Aim of the task –
Copy every entry word for word, but skip the pictures.

Information shown –
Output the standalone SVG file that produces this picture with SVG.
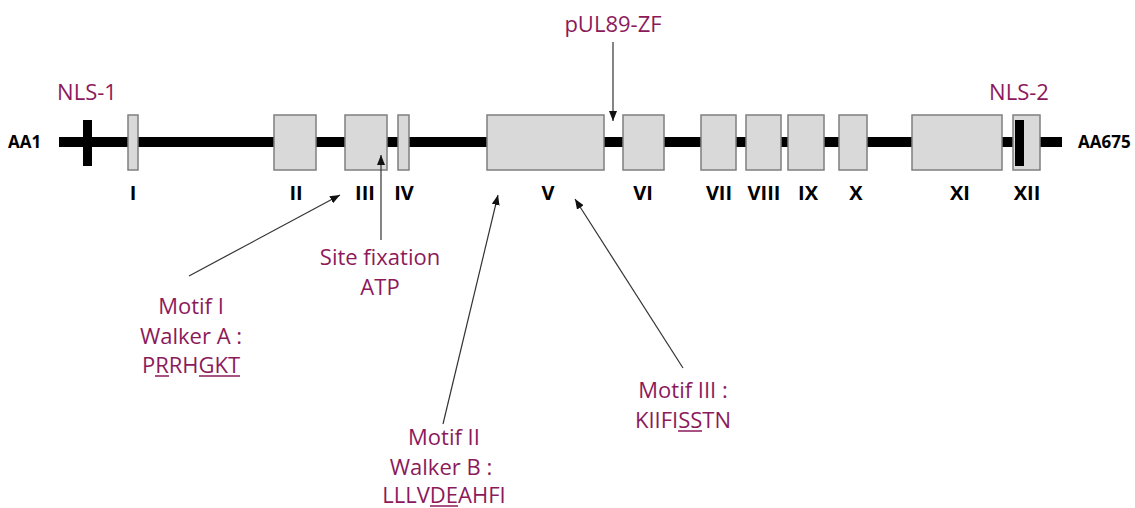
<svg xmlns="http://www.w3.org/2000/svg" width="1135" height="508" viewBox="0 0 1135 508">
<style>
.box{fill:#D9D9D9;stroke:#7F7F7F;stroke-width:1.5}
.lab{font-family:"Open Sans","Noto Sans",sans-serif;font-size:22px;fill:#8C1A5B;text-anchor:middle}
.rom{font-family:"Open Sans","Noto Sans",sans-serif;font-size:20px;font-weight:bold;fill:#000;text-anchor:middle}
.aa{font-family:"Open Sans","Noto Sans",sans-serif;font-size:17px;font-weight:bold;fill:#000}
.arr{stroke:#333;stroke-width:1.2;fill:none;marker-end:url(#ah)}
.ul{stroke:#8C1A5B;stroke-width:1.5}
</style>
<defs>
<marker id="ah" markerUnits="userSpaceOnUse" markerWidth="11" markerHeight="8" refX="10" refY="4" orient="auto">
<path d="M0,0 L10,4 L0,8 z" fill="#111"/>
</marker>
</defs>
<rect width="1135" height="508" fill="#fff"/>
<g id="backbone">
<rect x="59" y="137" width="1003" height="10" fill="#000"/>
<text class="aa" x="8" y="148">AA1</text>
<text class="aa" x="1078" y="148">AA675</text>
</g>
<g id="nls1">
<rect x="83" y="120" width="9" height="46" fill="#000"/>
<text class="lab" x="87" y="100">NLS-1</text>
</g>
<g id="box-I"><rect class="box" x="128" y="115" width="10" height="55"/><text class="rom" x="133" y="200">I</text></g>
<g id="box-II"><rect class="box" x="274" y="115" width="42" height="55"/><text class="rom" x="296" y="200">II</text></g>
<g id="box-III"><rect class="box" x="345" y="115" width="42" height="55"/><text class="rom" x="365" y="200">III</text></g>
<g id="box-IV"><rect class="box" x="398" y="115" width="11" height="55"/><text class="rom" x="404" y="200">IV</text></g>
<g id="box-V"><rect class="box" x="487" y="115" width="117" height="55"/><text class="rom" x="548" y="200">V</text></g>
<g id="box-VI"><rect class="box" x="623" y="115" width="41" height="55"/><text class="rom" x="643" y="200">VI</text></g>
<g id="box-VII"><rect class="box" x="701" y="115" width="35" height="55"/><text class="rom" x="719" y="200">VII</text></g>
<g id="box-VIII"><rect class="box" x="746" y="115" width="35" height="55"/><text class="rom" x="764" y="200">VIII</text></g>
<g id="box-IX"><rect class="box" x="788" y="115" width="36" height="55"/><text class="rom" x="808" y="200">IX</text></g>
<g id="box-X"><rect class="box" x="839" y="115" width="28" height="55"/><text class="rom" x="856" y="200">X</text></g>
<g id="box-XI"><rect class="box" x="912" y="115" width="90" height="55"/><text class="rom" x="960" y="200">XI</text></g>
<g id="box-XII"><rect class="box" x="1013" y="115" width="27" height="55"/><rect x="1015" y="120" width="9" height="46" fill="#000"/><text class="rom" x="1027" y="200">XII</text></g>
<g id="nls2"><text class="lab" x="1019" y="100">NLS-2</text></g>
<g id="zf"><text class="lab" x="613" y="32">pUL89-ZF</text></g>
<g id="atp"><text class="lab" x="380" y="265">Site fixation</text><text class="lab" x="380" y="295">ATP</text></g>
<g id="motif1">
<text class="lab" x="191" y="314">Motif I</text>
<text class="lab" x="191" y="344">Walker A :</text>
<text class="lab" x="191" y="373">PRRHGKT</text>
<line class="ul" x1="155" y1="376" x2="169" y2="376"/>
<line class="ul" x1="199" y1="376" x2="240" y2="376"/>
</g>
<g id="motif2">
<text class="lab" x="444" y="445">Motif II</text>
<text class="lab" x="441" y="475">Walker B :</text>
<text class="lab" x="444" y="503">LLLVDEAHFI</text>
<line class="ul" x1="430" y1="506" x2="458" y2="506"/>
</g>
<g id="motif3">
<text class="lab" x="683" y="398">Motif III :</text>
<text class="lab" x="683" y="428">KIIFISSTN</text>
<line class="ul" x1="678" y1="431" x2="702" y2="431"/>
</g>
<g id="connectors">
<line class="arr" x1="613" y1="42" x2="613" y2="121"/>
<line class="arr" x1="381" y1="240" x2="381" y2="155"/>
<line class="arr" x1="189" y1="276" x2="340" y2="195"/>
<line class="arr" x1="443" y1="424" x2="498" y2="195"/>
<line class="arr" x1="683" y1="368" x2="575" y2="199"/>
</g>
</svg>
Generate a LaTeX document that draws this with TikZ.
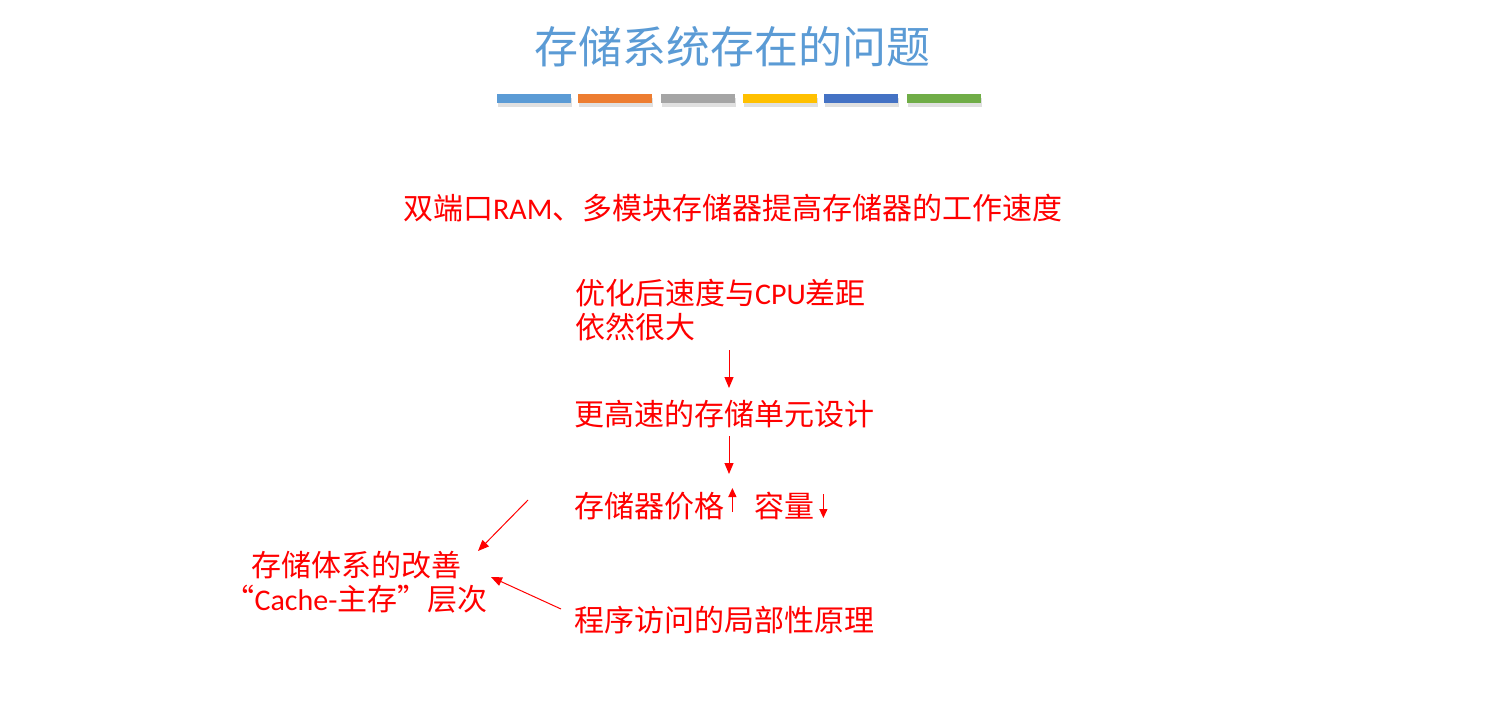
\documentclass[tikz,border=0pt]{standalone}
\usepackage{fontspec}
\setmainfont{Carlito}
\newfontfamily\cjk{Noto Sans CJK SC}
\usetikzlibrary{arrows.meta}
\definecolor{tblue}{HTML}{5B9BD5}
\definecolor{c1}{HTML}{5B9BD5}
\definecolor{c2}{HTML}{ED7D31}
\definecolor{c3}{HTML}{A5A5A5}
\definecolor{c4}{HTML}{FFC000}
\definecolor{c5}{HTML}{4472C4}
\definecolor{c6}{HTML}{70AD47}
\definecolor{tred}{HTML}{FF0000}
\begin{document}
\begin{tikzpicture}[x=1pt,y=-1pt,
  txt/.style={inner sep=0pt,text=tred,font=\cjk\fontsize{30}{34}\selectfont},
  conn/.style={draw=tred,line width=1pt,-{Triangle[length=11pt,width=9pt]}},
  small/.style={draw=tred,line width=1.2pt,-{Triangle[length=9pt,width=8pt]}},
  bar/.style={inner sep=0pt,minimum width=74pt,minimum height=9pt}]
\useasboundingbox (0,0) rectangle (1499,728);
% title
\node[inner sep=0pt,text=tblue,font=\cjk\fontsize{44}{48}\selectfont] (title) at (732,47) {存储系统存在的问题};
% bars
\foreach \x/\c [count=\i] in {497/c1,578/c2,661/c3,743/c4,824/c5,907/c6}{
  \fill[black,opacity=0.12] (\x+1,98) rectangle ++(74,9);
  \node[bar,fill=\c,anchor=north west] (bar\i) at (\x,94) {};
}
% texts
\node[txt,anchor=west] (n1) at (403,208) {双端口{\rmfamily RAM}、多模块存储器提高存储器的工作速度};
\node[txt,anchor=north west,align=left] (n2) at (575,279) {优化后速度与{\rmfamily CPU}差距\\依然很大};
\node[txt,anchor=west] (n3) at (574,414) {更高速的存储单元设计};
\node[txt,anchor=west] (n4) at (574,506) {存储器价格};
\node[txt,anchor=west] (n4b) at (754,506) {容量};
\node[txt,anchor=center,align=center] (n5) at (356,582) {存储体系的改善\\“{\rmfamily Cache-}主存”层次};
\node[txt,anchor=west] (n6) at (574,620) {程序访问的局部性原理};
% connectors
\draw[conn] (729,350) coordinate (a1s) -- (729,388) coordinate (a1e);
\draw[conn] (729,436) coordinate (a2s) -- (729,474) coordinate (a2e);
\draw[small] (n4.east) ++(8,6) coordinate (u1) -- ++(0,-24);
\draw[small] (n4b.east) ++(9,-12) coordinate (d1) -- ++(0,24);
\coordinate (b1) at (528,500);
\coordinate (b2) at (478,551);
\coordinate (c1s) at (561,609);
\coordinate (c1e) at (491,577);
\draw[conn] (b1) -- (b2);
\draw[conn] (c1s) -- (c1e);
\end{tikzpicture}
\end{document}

Result for this exercise –
Output the standalone SVG file that produces this picture with SVG.
<svg xmlns="http://www.w3.org/2000/svg" width="1135" height="508" viewBox="0 0 1135 508">
<style>
.box{fill:#D9D9D9;stroke:#7F7F7F;stroke-width:1.5}
.lab{font-family:"Open Sans","Noto Sans",sans-serif;font-size:22px;fill:#8C1A5B;text-anchor:middle}
.rom{font-family:"Open Sans","Noto Sans",sans-serif;font-size:20px;font-weight:bold;fill:#000;text-anchor:middle}
.aa{font-family:"Open Sans","Noto Sans",sans-serif;font-size:17px;font-weight:bold;fill:#000}
.arr{stroke:#333;stroke-width:1.2;fill:none;marker-end:url(#ah)}
.ul{stroke:#8C1A5B;stroke-width:1.5}
</style>
<defs>
<marker id="ah" markerUnits="userSpaceOnUse" markerWidth="11" markerHeight="8" refX="10" refY="4" orient="auto">
<path d="M0,0 L10,4 L0,8 z" fill="#111"/>
</marker>
</defs>
<rect width="1135" height="508" fill="#fff"/>
<g id="backbone">
<rect x="59" y="137" width="1003" height="10" fill="#000"/>
<text class="aa" x="8" y="148">AA1</text>
<text class="aa" x="1078" y="148">AA675</text>
</g>
<g id="nls1">
<rect x="83" y="120" width="9" height="46" fill="#000"/>
<text class="lab" x="87" y="100">NLS-1</text>
</g>
<g id="box-I"><rect class="box" x="128" y="115" width="10" height="55"/><text class="rom" x="133" y="200">I</text></g>
<g id="box-II"><rect class="box" x="274" y="115" width="42" height="55"/><text class="rom" x="296" y="200">II</text></g>
<g id="box-III"><rect class="box" x="345" y="115" width="42" height="55"/><text class="rom" x="365" y="200">III</text></g>
<g id="box-IV"><rect class="box" x="398" y="115" width="11" height="55"/><text class="rom" x="404" y="200">IV</text></g>
<g id="box-V"><rect class="box" x="487" y="115" width="117" height="55"/><text class="rom" x="548" y="200">V</text></g>
<g id="box-VI"><rect class="box" x="623" y="115" width="41" height="55"/><text class="rom" x="643" y="200">VI</text></g>
<g id="box-VII"><rect class="box" x="701" y="115" width="35" height="55"/><text class="rom" x="719" y="200">VII</text></g>
<g id="box-VIII"><rect class="box" x="746" y="115" width="35" height="55"/><text class="rom" x="764" y="200">VIII</text></g>
<g id="box-IX"><rect class="box" x="788" y="115" width="36" height="55"/><text class="rom" x="808" y="200">IX</text></g>
<g id="box-X"><rect class="box" x="839" y="115" width="28" height="55"/><text class="rom" x="856" y="200">X</text></g>
<g id="box-XI"><rect class="box" x="912" y="115" width="90" height="55"/><text class="rom" x="960" y="200">XI</text></g>
<g id="box-XII"><rect class="box" x="1013" y="115" width="27" height="55"/><rect x="1015" y="120" width="9" height="46" fill="#000"/><text class="rom" x="1027" y="200">XII</text></g>
<g id="nls2"><text class="lab" x="1019" y="100">NLS-2</text></g>
<g id="zf"><text class="lab" x="613" y="32">pUL89-ZF</text></g>
<g id="atp"><text class="lab" x="380" y="265">Site fixation</text><text class="lab" x="380" y="295">ATP</text></g>
<g id="motif1">
<text class="lab" x="191" y="314">Motif I</text>
<text class="lab" x="191" y="344">Walker A :</text>
<text class="lab" x="191" y="373">PRRHGKT</text>
<line class="ul" x1="155" y1="376" x2="169" y2="376"/>
<line class="ul" x1="199" y1="376" x2="240" y2="376"/>
</g>
<g id="motif2">
<text class="lab" x="444" y="445">Motif II</text>
<text class="lab" x="441" y="475">Walker B :</text>
<text class="lab" x="444" y="503">LLLVDEAHFI</text>
<line class="ul" x1="430" y1="506" x2="458" y2="506"/>
</g>
<g id="motif3">
<text class="lab" x="683" y="398">Motif III :</text>
<text class="lab" x="683" y="428">KIIFISSTN</text>
<line class="ul" x1="678" y1="431" x2="702" y2="431"/>
</g>
<g id="connectors">
<line class="arr" x1="613" y1="42" x2="613" y2="121"/>
<line class="arr" x1="381" y1="240" x2="381" y2="155"/>
<line class="arr" x1="189" y1="276" x2="340" y2="195"/>
<line class="arr" x1="443" y1="424" x2="498" y2="195"/>
<line class="arr" x1="683" y1="368" x2="575" y2="199"/>
</g>
</svg>
Generate a LaTeX document that draws this with TikZ.
\documentclass[tikz,border=0pt]{standalone}
\usepackage{fontspec}
\setmainfont{Carlito}
\newfontfamily\cjk{Noto Sans CJK SC}
\usetikzlibrary{arrows.meta}
\definecolor{tblue}{HTML}{5B9BD5}
\definecolor{c1}{HTML}{5B9BD5}
\definecolor{c2}{HTML}{ED7D31}
\definecolor{c3}{HTML}{A5A5A5}
\definecolor{c4}{HTML}{FFC000}
\definecolor{c5}{HTML}{4472C4}
\definecolor{c6}{HTML}{70AD47}
\definecolor{tred}{HTML}{FF0000}
\begin{document}
\begin{tikzpicture}[x=1pt,y=-1pt,
  txt/.style={inner sep=0pt,text=tred,font=\cjk\fontsize{30}{34}\selectfont},
  conn/.style={draw=tred,line width=1pt,-{Triangle[length=11pt,width=9pt]}},
  small/.style={draw=tred,line width=1.2pt,-{Triangle[length=9pt,width=8pt]}},
  bar/.style={inner sep=0pt,minimum width=74pt,minimum height=9pt}]
\useasboundingbox (0,0) rectangle (1499,728);
% title
\node[inner sep=0pt,text=tblue,font=\cjk\fontsize{44}{48}\selectfont] (title) at (732,47) {存储系统存在的问题};
% bars
\foreach \x/\c [count=\i] in {497/c1,578/c2,661/c3,743/c4,824/c5,907/c6}{
  \fill[black,opacity=0.12] (\x+1,98) rectangle ++(74,9);
  \node[bar,fill=\c,anchor=north west] (bar\i) at (\x,94) {};
}
% texts
\node[txt,anchor=west] (n1) at (403,208) {双端口{\rmfamily RAM}、多模块存储器提高存储器的工作速度};
\node[txt,anchor=north west,align=left] (n2) at (575,279) {优化后速度与{\rmfamily CPU}差距\\依然很大};
\node[txt,anchor=west] (n3) at (574,414) {更高速的存储单元设计};
\node[txt,anchor=west] (n4) at (574,506) {存储器价格};
\node[txt,anchor=west] (n4b) at (754,506) {容量};
\node[txt,anchor=center,align=center] (n5) at (356,582) {存储体系的改善\\“{\rmfamily Cache-}主存”层次};
\node[txt,anchor=west] (n6) at (574,620) {程序访问的局部性原理};
% connectors
\draw[conn] (729,350) coordinate (a1s) -- (729,388) coordinate (a1e);
\draw[conn] (729,436) coordinate (a2s) -- (729,474) coordinate (a2e);
\draw[small] (n4.east) ++(8,6) coordinate (u1) -- ++(0,-24);
\draw[small] (n4b.east) ++(9,-12) coordinate (d1) -- ++(0,24);
\coordinate (b1) at (528,500);
\coordinate (b2) at (478,551);
\coordinate (c1s) at (561,609);
\coordinate (c1e) at (491,577);
\draw[conn] (b1) -- (b2);
\draw[conn] (c1s) -- (c1e);
\end{tikzpicture}
\end{document}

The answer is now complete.